Curse you, Movie Posters and your lying ways!
You see, the film is about Jay's main character, the eponymous Reed Fish, and how his life is supposedly thrown into turmoil when his childhood best friend/soul mate (who is NOT Alexis Bledel) returns to their small town and throws his heart out of whack. Reed is already engaged and about to be married (yes, TO Alexis Bledel), but he very obviously has cold feet and they argue about the most mundane things... like asparagus.
Anyways, long story spoilerifically short, Reed manages to alienate both the women in his life and pretty much ends up the butt of all the anger in his town as folks are jealous and gleefully wrathful that he seemingly had it all with one gal... then ruined it attempting (and failing) to get the other.
On top of that, there's this whole undercurrent of "living up to one's father" but that angle is corrupted by the fact that Reed's father killed himself, his wife, and his son's fiance's mother in a drunk driving collision... and Reed is trying to emulate him for some reason?
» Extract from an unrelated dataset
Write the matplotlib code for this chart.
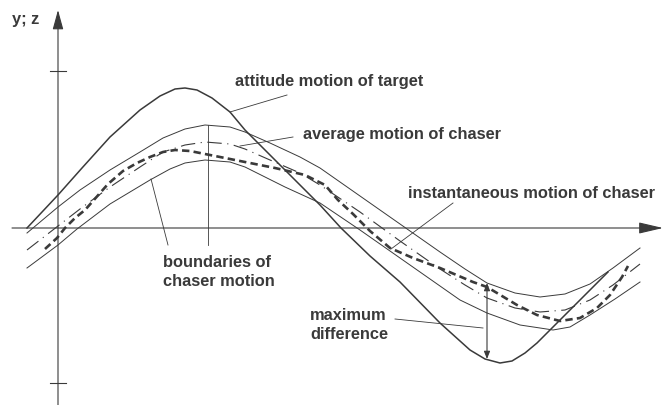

Wha-huh?
But, wait! There's more!
About a half an hour into the picture, we're treated to the revelation that we're not actually watching Reed Fish's fall from grace... we're watching a movie WITHIN a movie about Reed Fish's yadda, yadda, yadda, and not only are Alexis Bledel and Schuyler Fisk (odd name, cute actress) actors in the meta-film, you're not sure until the end which one of them is playing the fake version of the "real life" mysterious girl whom Reed invited to the screening... the woman he REALLY loves.
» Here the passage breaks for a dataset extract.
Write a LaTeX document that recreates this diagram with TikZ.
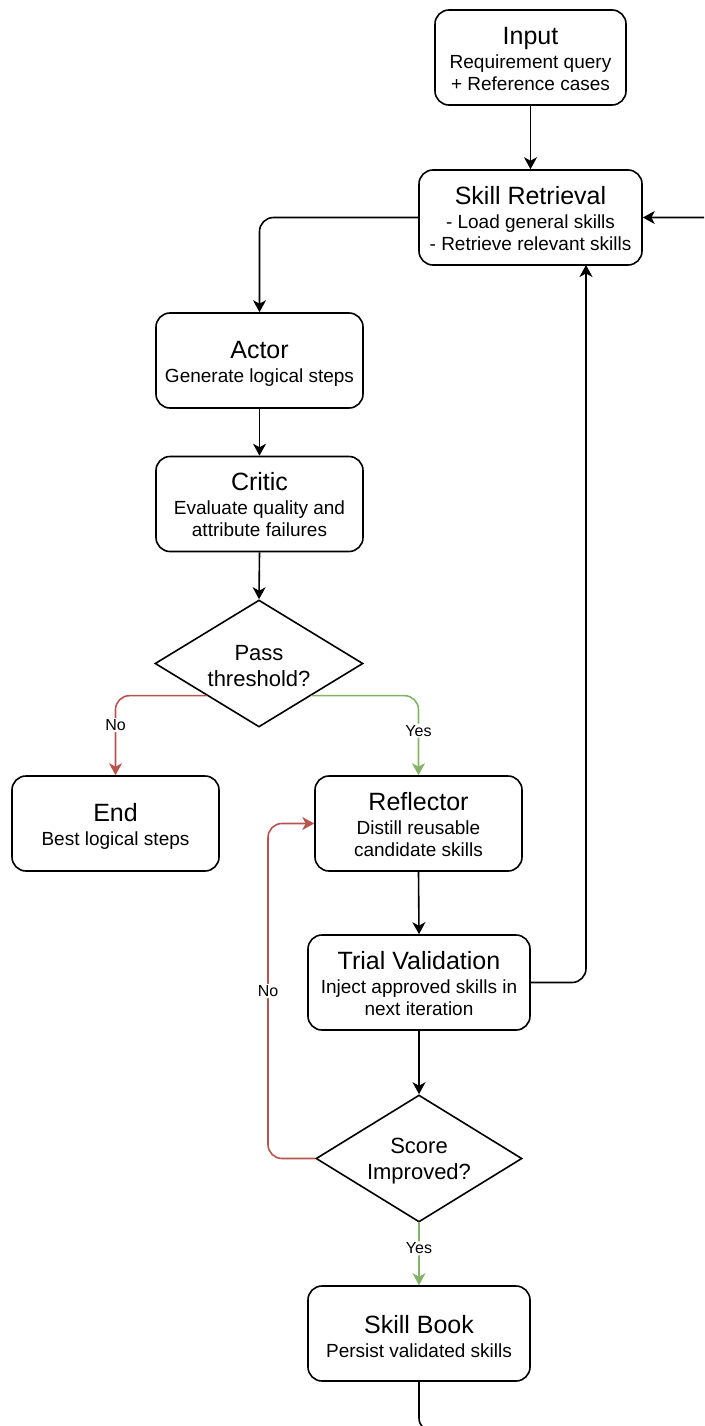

The premise, itself, is one giant tease that awkwardly provides the framework for a long series of shots of Jay Baruchel looking depressed or goofy or mildly annoyed with his character's small town life. To be honest, it mostly leaves me cold and I find myself disappointed overall.
With that in mind, I do want to point out the good bits. Katey Sagal does well in her maternal role as the mayor, Maureen, though there really isn't enough of her for it to help the overall film... and I'm always happy to see DJ Qualls get work, even if he has the range of a thimble.
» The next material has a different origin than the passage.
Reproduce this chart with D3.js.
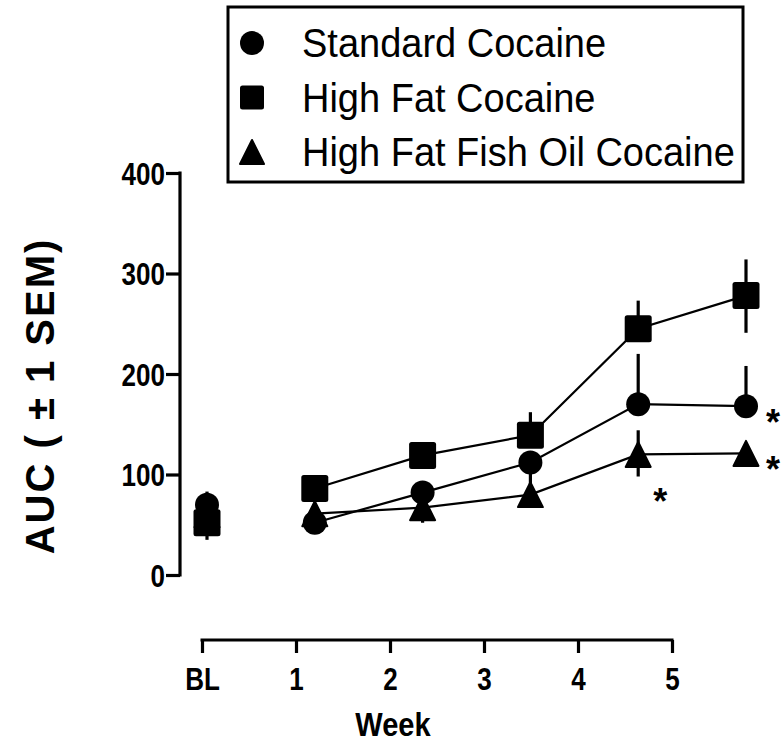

On the whole, though, I think the film is too scattered and awkward to be much of anything quality and its advertising (the blue poster that is on Netflix) is deceptive. It really felt like a waste of time.
I would almost say it was an admirable failure, as the meta device of the movie screening is an interesting concept, but it was so shoddily executed that it actually lost points for the film. Props for the attempt, at least, though.